» **Work instructions**
Where a line holds "matplotlib", copy it.

» **Given data**
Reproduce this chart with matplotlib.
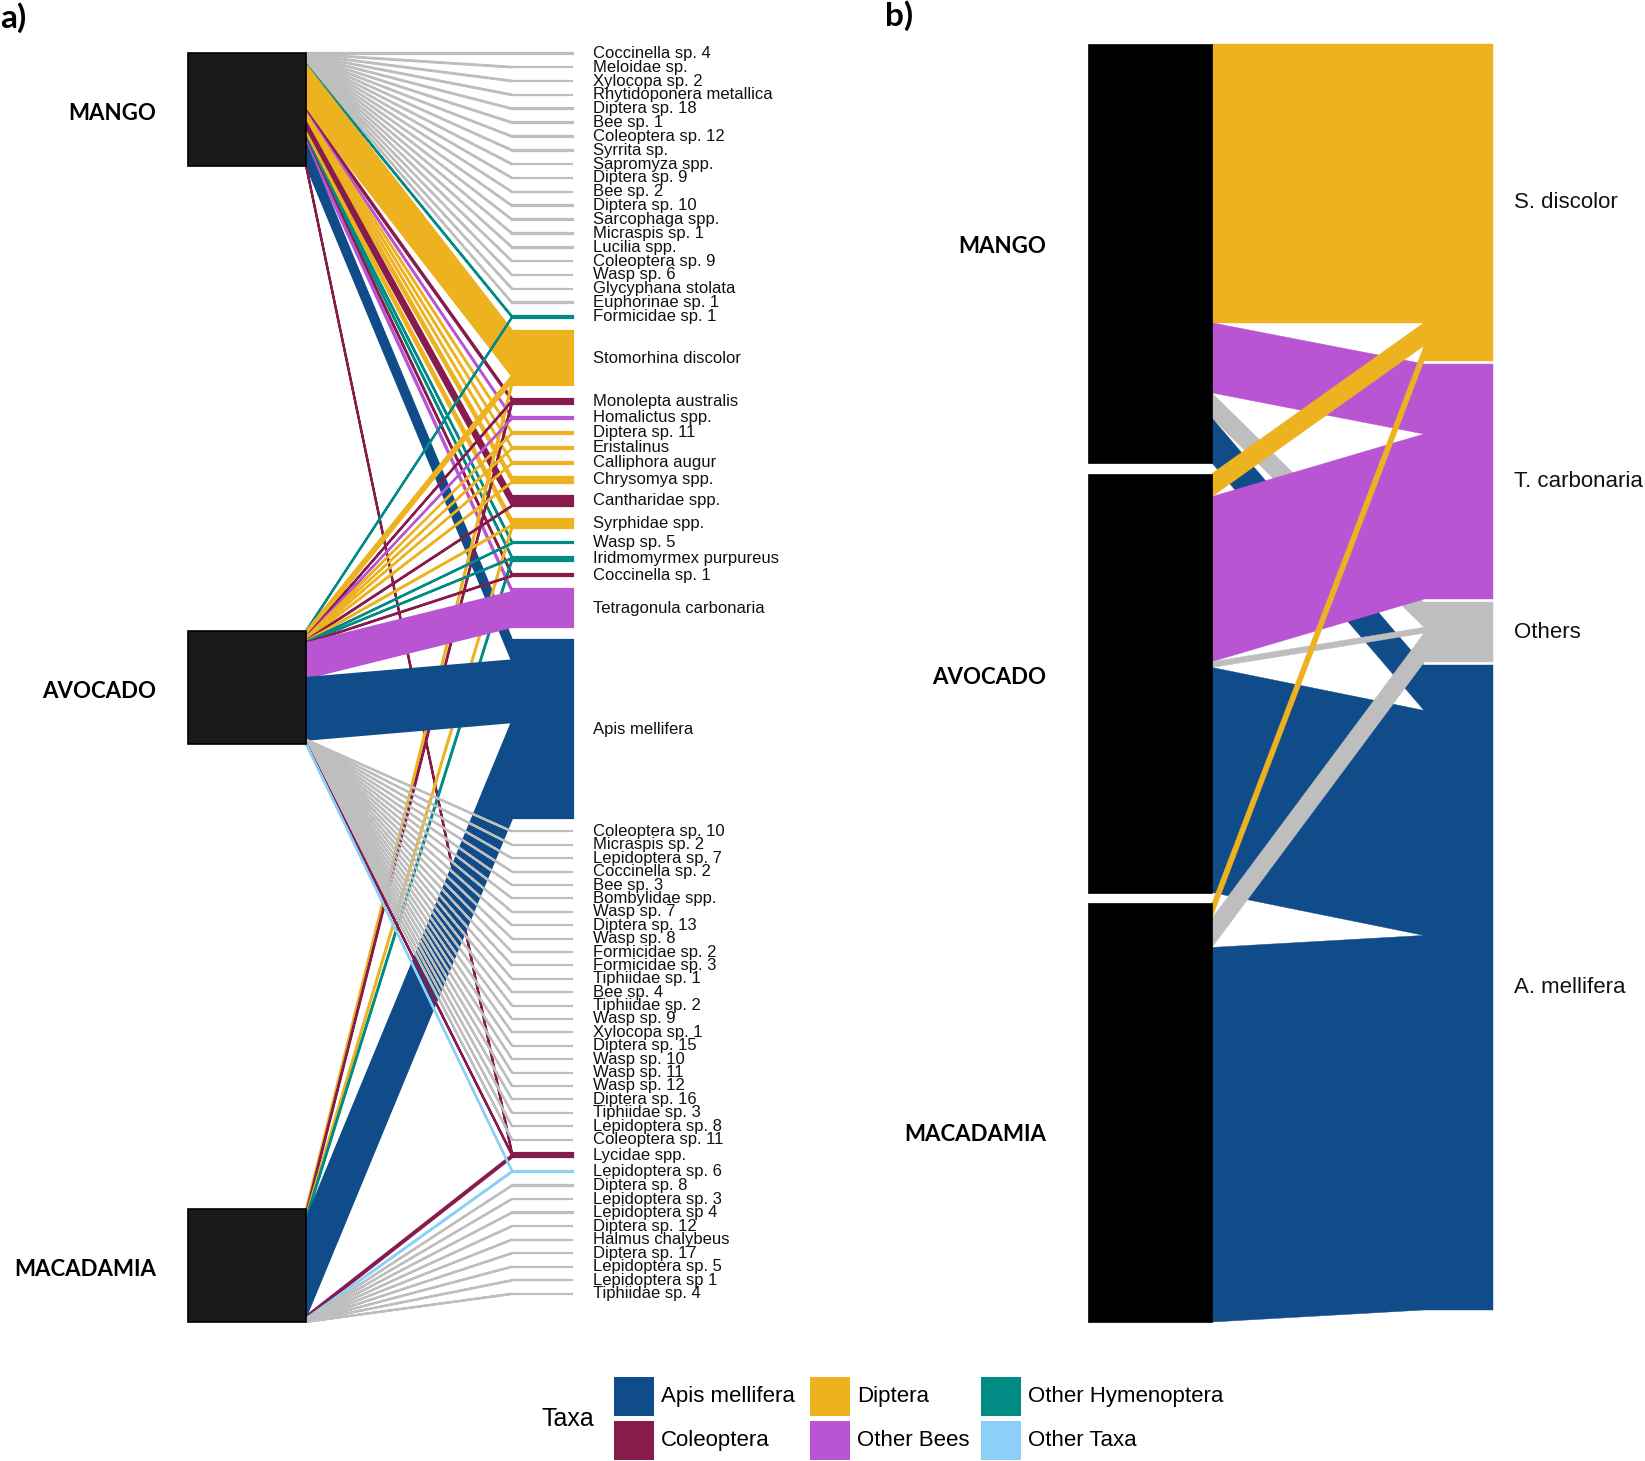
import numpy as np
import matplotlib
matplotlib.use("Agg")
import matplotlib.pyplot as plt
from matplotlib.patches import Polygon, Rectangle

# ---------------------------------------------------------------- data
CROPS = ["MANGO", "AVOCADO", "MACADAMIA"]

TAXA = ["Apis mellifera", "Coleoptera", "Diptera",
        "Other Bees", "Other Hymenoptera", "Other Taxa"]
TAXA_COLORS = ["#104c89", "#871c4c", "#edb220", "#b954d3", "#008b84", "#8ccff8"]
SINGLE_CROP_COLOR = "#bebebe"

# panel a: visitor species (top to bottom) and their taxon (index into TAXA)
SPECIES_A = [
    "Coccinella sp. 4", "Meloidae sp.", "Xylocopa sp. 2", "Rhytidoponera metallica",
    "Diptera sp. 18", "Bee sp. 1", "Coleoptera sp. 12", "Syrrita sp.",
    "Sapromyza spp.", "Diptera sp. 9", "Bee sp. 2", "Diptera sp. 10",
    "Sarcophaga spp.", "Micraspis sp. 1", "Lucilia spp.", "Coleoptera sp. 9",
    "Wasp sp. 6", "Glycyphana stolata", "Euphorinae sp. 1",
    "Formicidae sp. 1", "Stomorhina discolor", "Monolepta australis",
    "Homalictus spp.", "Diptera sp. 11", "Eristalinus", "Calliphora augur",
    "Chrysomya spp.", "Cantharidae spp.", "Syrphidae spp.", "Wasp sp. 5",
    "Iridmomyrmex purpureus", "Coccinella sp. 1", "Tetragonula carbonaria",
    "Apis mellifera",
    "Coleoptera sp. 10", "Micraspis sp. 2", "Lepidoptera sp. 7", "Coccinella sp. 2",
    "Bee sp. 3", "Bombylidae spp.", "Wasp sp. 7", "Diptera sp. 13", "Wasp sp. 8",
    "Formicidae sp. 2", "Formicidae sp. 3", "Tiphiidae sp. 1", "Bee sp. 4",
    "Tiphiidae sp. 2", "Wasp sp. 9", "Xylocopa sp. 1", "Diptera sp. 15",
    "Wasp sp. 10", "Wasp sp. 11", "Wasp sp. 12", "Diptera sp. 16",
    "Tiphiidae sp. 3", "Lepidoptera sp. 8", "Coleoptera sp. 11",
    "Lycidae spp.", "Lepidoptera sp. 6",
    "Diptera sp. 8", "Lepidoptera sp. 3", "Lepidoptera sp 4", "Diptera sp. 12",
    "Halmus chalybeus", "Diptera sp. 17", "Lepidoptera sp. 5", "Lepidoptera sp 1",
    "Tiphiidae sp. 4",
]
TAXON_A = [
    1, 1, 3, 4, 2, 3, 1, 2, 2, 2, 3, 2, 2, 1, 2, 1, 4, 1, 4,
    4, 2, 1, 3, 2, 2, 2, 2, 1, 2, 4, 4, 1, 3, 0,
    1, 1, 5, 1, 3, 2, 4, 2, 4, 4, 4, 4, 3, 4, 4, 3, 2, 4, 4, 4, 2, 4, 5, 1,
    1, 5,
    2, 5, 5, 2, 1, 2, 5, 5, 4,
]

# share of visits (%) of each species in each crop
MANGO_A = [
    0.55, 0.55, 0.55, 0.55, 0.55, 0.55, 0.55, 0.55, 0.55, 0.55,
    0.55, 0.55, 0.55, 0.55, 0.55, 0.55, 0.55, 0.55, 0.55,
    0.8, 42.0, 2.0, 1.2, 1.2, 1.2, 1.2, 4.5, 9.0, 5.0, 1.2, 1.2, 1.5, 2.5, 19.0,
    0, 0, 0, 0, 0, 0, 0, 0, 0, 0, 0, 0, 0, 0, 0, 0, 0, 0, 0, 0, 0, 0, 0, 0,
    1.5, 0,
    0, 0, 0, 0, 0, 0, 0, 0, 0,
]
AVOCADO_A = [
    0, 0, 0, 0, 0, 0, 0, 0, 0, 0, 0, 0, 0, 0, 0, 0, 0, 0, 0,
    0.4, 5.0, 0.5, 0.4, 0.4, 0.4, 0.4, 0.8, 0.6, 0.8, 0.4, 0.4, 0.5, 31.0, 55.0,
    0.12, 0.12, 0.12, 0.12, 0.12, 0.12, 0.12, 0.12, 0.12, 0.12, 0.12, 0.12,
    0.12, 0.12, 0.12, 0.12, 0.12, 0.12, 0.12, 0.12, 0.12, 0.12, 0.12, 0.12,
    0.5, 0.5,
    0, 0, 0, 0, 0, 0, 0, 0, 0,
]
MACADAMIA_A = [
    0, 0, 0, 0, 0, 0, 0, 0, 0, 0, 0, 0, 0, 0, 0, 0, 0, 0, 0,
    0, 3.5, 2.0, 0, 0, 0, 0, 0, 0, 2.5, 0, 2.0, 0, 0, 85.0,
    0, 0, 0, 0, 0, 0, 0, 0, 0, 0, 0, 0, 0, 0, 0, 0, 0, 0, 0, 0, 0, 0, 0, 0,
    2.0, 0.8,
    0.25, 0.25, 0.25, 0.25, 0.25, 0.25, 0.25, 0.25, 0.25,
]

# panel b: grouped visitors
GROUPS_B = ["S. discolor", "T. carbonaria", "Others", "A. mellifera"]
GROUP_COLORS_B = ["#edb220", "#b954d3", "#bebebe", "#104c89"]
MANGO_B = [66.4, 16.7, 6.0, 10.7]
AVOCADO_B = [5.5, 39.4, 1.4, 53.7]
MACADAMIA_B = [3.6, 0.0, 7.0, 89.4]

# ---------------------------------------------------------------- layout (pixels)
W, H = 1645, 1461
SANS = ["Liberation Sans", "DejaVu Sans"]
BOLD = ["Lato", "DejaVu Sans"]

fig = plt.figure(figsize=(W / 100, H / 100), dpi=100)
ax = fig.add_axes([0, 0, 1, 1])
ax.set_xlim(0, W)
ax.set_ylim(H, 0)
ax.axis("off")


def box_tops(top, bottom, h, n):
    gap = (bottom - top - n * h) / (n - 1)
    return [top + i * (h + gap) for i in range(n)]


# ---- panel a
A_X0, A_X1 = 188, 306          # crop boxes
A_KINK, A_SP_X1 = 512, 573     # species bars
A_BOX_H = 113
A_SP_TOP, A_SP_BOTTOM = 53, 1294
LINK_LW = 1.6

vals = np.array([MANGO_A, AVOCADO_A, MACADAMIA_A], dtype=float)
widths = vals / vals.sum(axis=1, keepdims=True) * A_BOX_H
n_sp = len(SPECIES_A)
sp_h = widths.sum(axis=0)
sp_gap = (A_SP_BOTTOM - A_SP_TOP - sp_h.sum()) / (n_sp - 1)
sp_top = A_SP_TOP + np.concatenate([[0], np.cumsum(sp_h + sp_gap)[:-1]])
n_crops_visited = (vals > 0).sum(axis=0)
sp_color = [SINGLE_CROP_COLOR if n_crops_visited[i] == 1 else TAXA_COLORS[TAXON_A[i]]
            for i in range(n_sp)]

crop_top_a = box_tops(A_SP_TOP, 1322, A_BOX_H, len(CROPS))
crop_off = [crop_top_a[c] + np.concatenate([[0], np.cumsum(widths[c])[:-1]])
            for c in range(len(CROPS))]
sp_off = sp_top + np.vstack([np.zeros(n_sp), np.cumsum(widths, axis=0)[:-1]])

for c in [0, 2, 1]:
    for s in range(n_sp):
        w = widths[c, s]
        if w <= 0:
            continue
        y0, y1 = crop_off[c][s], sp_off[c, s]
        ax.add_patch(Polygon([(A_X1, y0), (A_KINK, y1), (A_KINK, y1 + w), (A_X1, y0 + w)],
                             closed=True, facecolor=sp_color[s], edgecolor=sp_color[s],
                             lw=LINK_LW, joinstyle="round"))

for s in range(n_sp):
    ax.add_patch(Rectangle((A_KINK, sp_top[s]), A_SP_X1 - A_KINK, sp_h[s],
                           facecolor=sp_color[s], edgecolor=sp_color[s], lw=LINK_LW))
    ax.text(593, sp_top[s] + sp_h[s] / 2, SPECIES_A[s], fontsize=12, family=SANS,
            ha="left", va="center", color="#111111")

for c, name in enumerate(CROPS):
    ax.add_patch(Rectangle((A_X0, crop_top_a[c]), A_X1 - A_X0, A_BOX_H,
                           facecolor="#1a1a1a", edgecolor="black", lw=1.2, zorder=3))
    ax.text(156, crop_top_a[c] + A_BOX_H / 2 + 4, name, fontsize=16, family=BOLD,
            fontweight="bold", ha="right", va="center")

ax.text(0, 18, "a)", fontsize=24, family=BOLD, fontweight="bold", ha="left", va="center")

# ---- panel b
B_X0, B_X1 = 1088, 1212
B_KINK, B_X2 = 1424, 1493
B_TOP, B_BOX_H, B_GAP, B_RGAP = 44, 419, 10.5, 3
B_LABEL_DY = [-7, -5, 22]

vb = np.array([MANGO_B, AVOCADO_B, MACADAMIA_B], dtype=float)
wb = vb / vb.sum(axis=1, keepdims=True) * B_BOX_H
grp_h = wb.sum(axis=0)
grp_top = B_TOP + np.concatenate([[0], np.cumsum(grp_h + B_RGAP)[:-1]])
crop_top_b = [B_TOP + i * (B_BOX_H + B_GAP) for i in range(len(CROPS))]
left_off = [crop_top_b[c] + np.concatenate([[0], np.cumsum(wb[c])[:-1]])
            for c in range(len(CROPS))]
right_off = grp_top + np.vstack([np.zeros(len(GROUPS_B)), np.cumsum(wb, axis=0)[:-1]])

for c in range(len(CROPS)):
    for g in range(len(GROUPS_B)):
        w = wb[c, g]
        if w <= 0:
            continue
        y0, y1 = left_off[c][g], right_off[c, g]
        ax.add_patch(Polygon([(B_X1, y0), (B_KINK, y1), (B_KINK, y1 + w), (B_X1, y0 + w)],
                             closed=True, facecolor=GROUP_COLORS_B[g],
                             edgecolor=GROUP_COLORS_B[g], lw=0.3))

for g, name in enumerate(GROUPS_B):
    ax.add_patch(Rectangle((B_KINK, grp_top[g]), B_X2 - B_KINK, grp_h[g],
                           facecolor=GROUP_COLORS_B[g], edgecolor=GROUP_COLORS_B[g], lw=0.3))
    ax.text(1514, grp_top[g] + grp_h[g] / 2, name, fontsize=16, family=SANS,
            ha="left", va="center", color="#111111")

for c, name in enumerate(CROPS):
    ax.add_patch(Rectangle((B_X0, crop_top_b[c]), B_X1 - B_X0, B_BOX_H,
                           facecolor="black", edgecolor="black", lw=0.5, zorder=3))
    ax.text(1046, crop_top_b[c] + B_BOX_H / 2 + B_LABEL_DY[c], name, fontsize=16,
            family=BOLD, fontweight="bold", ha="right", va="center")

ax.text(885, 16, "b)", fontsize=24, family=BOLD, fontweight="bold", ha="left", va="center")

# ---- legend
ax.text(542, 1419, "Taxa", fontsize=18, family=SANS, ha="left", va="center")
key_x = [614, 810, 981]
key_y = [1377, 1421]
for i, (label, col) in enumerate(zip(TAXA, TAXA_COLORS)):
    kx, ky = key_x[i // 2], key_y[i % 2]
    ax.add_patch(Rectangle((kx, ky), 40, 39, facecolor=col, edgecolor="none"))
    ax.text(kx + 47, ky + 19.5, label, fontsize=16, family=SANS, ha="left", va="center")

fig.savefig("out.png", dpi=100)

» **Result for this exercise**
Reproduce this chart with matplotlib.
import matplotlib
matplotlib.use("Agg")
import matplotlib.pyplot as plt
from matplotlib.patches import Polygon, Rectangle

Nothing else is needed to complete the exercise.